WaPo, USA Today Declare Redskins’ Name Debate Over

Well Redskins fans, it’s over. The ruling has been handed down from on high – The Washington Post and USA Today. They’ve got a foam finger for you, but it’s not the index and you’re certainly not #1 to them, and they’re the ones who matter. They’ve decided your team name will change.

They got some help last week from President Obama, who took a break from refusing to negotiate with Republicans to tell the AP, “If I were the owner of the team and I knew that there was a name of my team – even if it had a storied history – that was offending a sizeable group of people, I'd think about changing it.” In other words, if he had a team mascot, it wouldn’t look like the ’Skins’ logo, and Dan Snyder is acting stupidly.

The Post ran the story on its cover page, declaring that “the willingness of the president, the nation's most influential sports fan, to weigh in has raised the protracted debate to a new level of prominence.”

And on Oct. 8, in the Post, Mike Wise, a leftwing opinion hack trapped on the Sports page, declared the name change is a done-deal. “The debate over whether a people are denigrated or honored by the name of the Washington NFL team, like the absurd debate over whether the name is a unifying force, is over.” Because Mike Wise says it is, and everyone is bound by his declaration, even football stars.

“Even if he remains in Washington for his entire NFL career, Robert Griffin III is not going to retire an R-word.” Yes, “R-word.” Wise and others of the “journalist” class like USA Today’s Christine Brennan, have imperiously declared they won’t use “Redskins.”

He won’t use it because he’s on the side of the angels. (Not the MLB team – that’s for mere sportswriters.) The opposition to the ’Skins team name is “called the world’s tribe, and it is bigger and infinitely more powerful than an 80-year-old fan base and its idea of ‘tradition.’”  Wow, I feel important just reading that.

Unfortunately, Wise’s own paper noted, even as it celebrated Obama’s two cents, “key constituencies are absent from the name-change bandwagon: many of the nation's 5.2 million Native Americans, the NFL, advertisers and the football team’s die-hard fans.”

In USA Today Jarrett Bell lamented that ’Skins owner Dan Snyder wasn’t invited to a D.C. symposium held by the Oneida Nation to bash his team logo. “Snyder could have learned a few things,” according to Bell.

“It was too bad that no one from the NFL — or anyone from the team based 30 miles away in Northern Virginia — showed up at the symposium,” Bell wrote. “They would have heard passion on several levels, from morality to sociological stigmas, to impact on long-term health.”

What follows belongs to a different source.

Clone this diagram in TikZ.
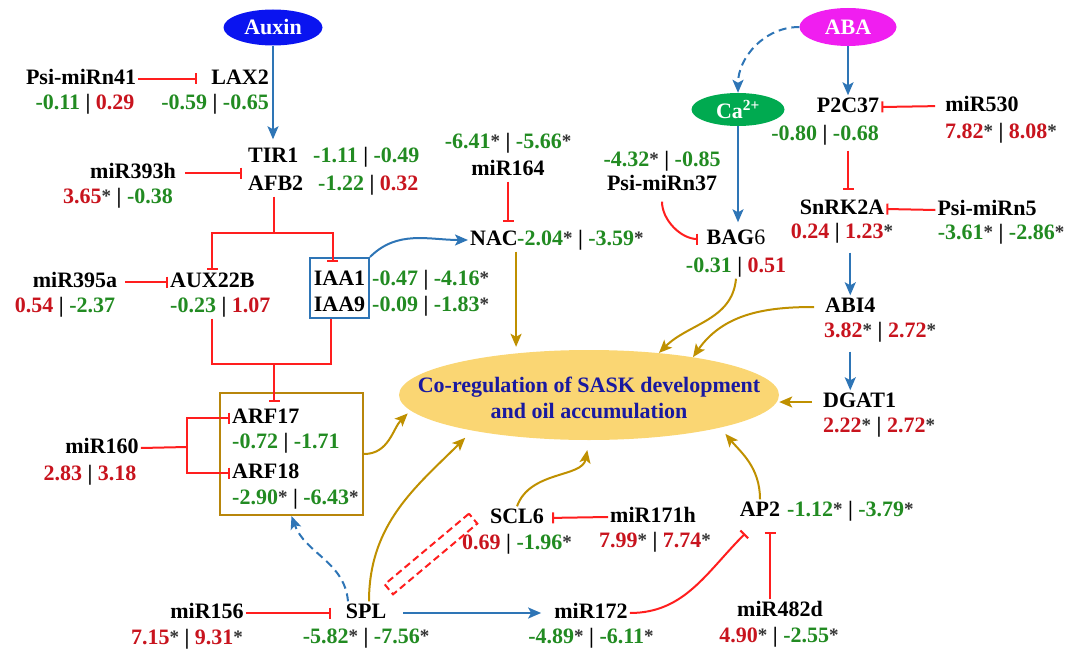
\documentclass[tikz,border=0pt]{standalone}
\usepackage{fontspec}
\setmainfont{Liberation Serif}
\usetikzlibrary{arrows.meta,shapes.geometric}
\definecolor{tg}{RGB}{34,139,34}
\definecolor{tr}{RGB}{200,20,30}
\definecolor{lr}{RGB}{255,30,30}
\definecolor{lb}{RGB}{46,117,182}
\definecolor{br}{RGB}{191,144,0}
\definecolor{bx}{RGB}{184,134,11}
\definecolor{mf}{RGB}{250,214,115}
\definecolor{mt}{RGB}{25,25,160}
\definecolor{auxc}{RGB}{10,20,240}
\definecolor{abac}{RGB}{240,30,240}
\definecolor{cac}{RGB}{0,170,80}
\definecolor{stc}{RGB}{50,50,50}
\newcommand\fs{\fontsize{22}{26}\selectfont}
\newcommand\G[1]{\textcolor{tg}{#1}}
\newcommand\R[1]{\textcolor{tr}{#1}}
\newcommand\st{{\fontsize{19}{19}\selectfont\raisebox{1.5pt}{\textcolor{stc}{*}}}}
\tikzset{
 lab/.style={font=\fs\bfseries, inner sep=2pt, text height=15pt, text depth=4pt},
 horm/.style={ellipse, inner sep=0pt, text=white, font=\fs\bfseries},
 redl/.style={draw=lr, line width=2pt},
 inh/.style={draw=lr, line width=2pt, -{Bar[width=11pt]}},
 act/.style={draw=lb, line width=2pt, -{Stealth[length=13pt,width=11pt,inset=3pt]}},
 eff/.style={draw=br, line width=2pt, -{Stealth[length=13pt,width=11pt,inset=3pt]}},
 dsh/.style={dash pattern=on 8pt off 5pt},
}
\begin{document}
\begin{tikzpicture}[x=1pt,y=-1pt]
\useasboundingbox (0,0) rectangle (1067,650);
% main
\node[ellipse, fill=mf, minimum width=380pt, minimum height=90pt, inner sep=0] (main) at (589,395) {};
\node[font=\fs\bfseries, text=mt, align=center, inner sep=0] (maintext) at (589,398) {Co-regulation of SASK development\\and oil accumulation};
% hormones
\node[horm, fill=auxc, minimum width=99pt, minimum height=36pt] (auxin) at (273,27.5) {Auxin};
\node[horm, fill=abac, minimum width=97pt, minimum height=38pt] (aba) at (848,27) {ABA};
\node[horm, fill=cac, minimum width=93pt, minimum height=33pt] (ca) at (738,109.5) {Ca\textsuperscript{2+}};
% left top
\node[lab] (psi41) at (81,79) {Psi-miRn41};
\node[lab] (psi41v) at (85,104) {\G{-0.11} | \R{0.29}};
\node[lab, anchor=east] (lax2) at (271,79) {LAX2};
\node[lab, anchor=east] (lax2v) at (271,104) {\G{-0.59} | \G{-0.65}};
\node[lab, anchor=west] (tir1) at (246,157) {TIR1};
\node[lab, anchor=west] (tir1v) at (311,157) {\G{-1.11} | \G{-0.49}};
\node[lab, anchor=west] (afb2) at (246,185) {AFB2};
\node[lab, anchor=west] (afb2v) at (316,185) {\G{-1.22} | \R{0.32}};
\node[lab] (mir393) at (133,173) {miR393h};
\node[lab] (mir393v) at (118,198) {\R{3.65}\st{} | \G{-0.38}};
\node[lab] (mir164v) at (508,143) {\G{-6.41}\st{} | \G{-5.66}\st};
\node[lab] (mir164) at (508,170) {miR164};
\node[lab, anchor=west] (nac) at (468,240) {NAC};
\node[lab, anchor=west] (nacv) at (515,240) {\G{-2.04}\st{} | \G{-3.59}\st};
% right top
\node[lab] (psi37v) at (662,161) {\G{-4.32}\st{} | \G{-0.85}};
\node[lab] (psi37) at (662,185) {Psi-miRn37};
\node[lab] (bag6) at (736,239) {BAG{\mdseries 6}};
\node[lab] (bag6v) at (736,267) {\G{-0.31} | \R{0.51}};
\node[lab] (p2c37) at (848,107) {P2C37};
\node[lab] (p2c37v) at (825,135) {\G{-0.80} | \G{-0.68}};
\node[lab] (mir530) at (982,106) {miR530};
\node[lab] (mir530v) at (1001,133) {\R{7.82}\st{} | \R{8.08}\st};
\node[lab] (snrk) at (842,209) {SnRK2A};
\node[lab] (snrkv) at (842,233) {\R{0.24} | \R{1.23}\st};
\node[lab] (psi5) at (987,210) {Psi-miRn5};
\node[lab] (psi5v) at (1001,234) {\G{-3.61}\st{} | \G{-2.86}\st};
\node[lab, anchor=west] (abi4) at (823,307) {ABI4};
\node[lab, anchor=west] (abi4v) at (822,332) {\R{3.82}\st{} | \R{2.72}\st};
\node[lab, anchor=west] (dgat) at (821,402) {DGAT1};
\node[lab, anchor=west] (dgatv) at (821,427) {\R{2.22}\st{} | \R{2.72}\st};
% left middle
\node[lab] (mir395) at (75,282) {miR395a};
\node[lab] (mir395v) at (65,307) {\R{0.54} | \G{-2.37}};
\node[lab, anchor=west] (aux22b) at (168,282) {AUX22B};
\node[lab, anchor=west] (aux22bv) at (168,307) {\G{-0.23} | \R{1.07}};
\node[draw=lb, line width=2pt, minimum width=59pt, minimum height=60pt, inner sep=0] (iaabox) at (339.5,288) {};
\node[lab] (iaa1) at (339.5,280) {IAA1};
\node[lab] (iaa9) at (339.5,306) {IAA9};
\node[lab, anchor=west] (iaa1v) at (370,280) {\G{-0.47} | \G{-4.16}\st};
\node[lab, anchor=west] (iaa9v) at (370,306) {\G{-0.09} | \G{-1.83}\st};
\node[draw=bx, line width=2pt, minimum width=143pt, minimum height=122pt, inner sep=0] (arfbox) at (291.5,454) {};
\node[lab, anchor=west] (arf17) at (230,418) {ARF17};
\node[lab, anchor=west] (arf17v) at (230,443) {\G{-0.72} | \G{-1.71}};
\node[lab, anchor=west] (arf18) at (230,473) {ARF18};
\node[lab, anchor=west] (arf18v) at (230,499) {\G{-2.90}\st{} | \G{-6.43}\st};
\node[lab] (mir160) at (102,448) {miR160};
\node[lab] (mir160v) at (90,475) {\R{2.83} | \R{3.18}};
% bottom
\node[lab] (spl) at (366,613) {SPL};
\node[lab] (splv) at (366,638) {\G{-5.82}\st{} | \G{-7.56}\st};
\node[lab] (mir156) at (207,613) {miR156};
\node[lab] (mir156v) at (187,639) {\R{7.15}\st{} | \R{9.31}\st};
\node[lab] (mir172) at (591,613) {miR172};
\node[lab] (mir172v) at (591,638) {\G{-4.89}\st{} | \G{-6.11}\st};
\node[lab] (scl6) at (517,518) {SCL6};
\node[lab] (scl6v) at (517,544) {\R{0.69} | \G{-1.96}\st};
\node[lab] (mir171) at (653,517) {miR171h};
\node[lab] (mir171v) at (655,542) {\R{7.99}\st{} | \R{7.74}\st};
\node[lab] (ap2) at (760,511) {AP2};
\node[lab, anchor=west] (ap2v) at (785,511) {\G{-1.12}\st{} | \G{-3.79}\st};
\node[lab] (mir482) at (780,611) {miR482d};
\node[lab] (mir482v) at (779,637) {\R{4.90}\st{} | \G{-2.55}\st};
\node[draw=lr, line width=2pt, dash pattern=on 7pt off 4pt, minimum width=110pt, minimum height=13pt, inner sep=0, rotate=40] (antag) at (431,554) {};
% connectors left
\draw[inh, shorten >=12pt] (psi41.east) -- (lax2.west);
\draw[act, shorten >=6pt] (auxin.south) -- (auxin.south |- tir1.north);
\draw[inh, shorten <=7pt, shorten >=4pt] (mir393.east) -- (tir1.west |- mir393.east);
\coordinate (f1) at (274,233);
\draw[redl] (f1 |- afb2.south) -- (f1);
\draw[inh] (f1) -| (aux22b.north);
\draw[inh] (f1) -| ([shift={(-7,5)}]iaabox.north);
\coordinate (f2) at (274,364);
\draw[redl] (aux22b.south |- aux22bv.south) |- (f2) -| ([xshift=-9pt]iaabox.south);
\draw[inh] (f2) -- ([yshift=-10pt]f2 |- arfbox.north);
\draw[inh, shorten <=6pt] (mir395.east) -- (aux22b.west);
\coordinate (j160) at (187,447);
\draw[redl] (mir160.east) -- (j160);
\draw[inh] (j160) |- (arf17.west);
\draw[inh] (j160) |- (arf18.west);
\draw[eff, shorten >=4pt] (arfbox.east) to[out=0,in=-135] (main.-175);
\draw[act] (iaabox.north east) to[out=45,in=180] (nac.west);
\draw[inh, shorten >=6pt] (mir164.south) -- (mir164.south |- nac.north);
\draw[eff, shorten >=3pt] ([xshift=-4pt]nac.south east) -- ([xshift=-4pt]nac.south east |- main.north);
% connectors right
\draw[inh, shorten <=5pt, shorten >=6pt] (psi37.south) to[out=-90,in=180] (bag6.west);
\draw[act, shorten >=5pt] (ca.south) -- (ca.south |- bag6.north);
\draw[act, dsh] (aba.west) to[out=180,in=90] (ca.north);
\draw[act] (aba.south) -- (aba.south |- p2c37.north);
\draw[inh, shorten <=8pt] (mir530.west) -- (p2c37.east);
\draw[inh, shorten <=4pt, shorten >=7pt] (p2c37.south |- p2c37v.south) -- (p2c37.south |- snrk.north);
\draw[inh] (psi5.west) -- (snrk.east);
\draw[act, shorten <=8pt] (abi4.north |- snrkv.south) -- (abi4.north);
\draw[act, shorten <=8pt] (abi4.south |- abi4v.south) -- (abi4.south |- dgat.north);
\draw[eff, shorten <=9pt] (dgat.west) -- (dgat.west -| main.east);
\draw[eff, shorten <=9pt] (abi4.west) to[out=180,in=55] (main.20);
\draw[eff] (bag6v.south) to[out=-95,in=45] (main.31);
% connectors bottom
\draw[eff, shorten >=8pt] (ap2.north) to[out=90,in=-50] (main.-14);
\draw[eff, shorten >=10pt] (scl6.north) to[out=70,in=-100] (main.south);
\draw[eff, shorten >=10pt] ([xshift=3pt]spl.north) to[out=90,in=-135] (main.-163);
\draw[act, dsh] ([xshift=-18pt]spl.north) to[out=95,in=-70] (arfbox.south);
\draw[inh, shorten >=13pt] (mir156.east) -- (spl.west);
\draw[act, shorten <=15pt, shorten >=11pt] (spl.east) -- (mir172.west);
\draw[inh] (mir172.east) to[out=0,in=-135] ([shift={(-15,11)}]ap2.south);
\draw[inh, shorten >=9pt] ([xshift=-10pt]mir482.north) -- ([xshift=-10pt]mir482.north |- ap2.south);
\draw[inh, shorten >=6pt] (mir171.west) -- (scl6.east);
\end{tikzpicture}
\end{document}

Passion? Well that changes everything! Bring Snyder groveling for forgiveness. These people have passion!

But then Bell runs into that same old sticking point: “Polls suggest an overwhelming number of fans approve of the racist slur as a nickname,” he wrote. But have no fear. It’s nothing an expensive federal program administered a cadre of diversity czars can’t fix. The deep ignorance of those fans “leads those involved to insist that mass education is needed — a history lesson, steeped in sensitivity.”

Similarly, Wise quoted “Ray Halbritter, the impassioned, thoughtful front man for the Oneida Nation,” (impassioned!) “We want change, change not only in more than a symbolic way but change in the lives of the American Indian people — particularly our children,” Halbritter said.

Sounds like this is going to cost a lot more folks than just Dan Snyder. But no matter. Wise and Bell and a handful of “impassioned” people know best.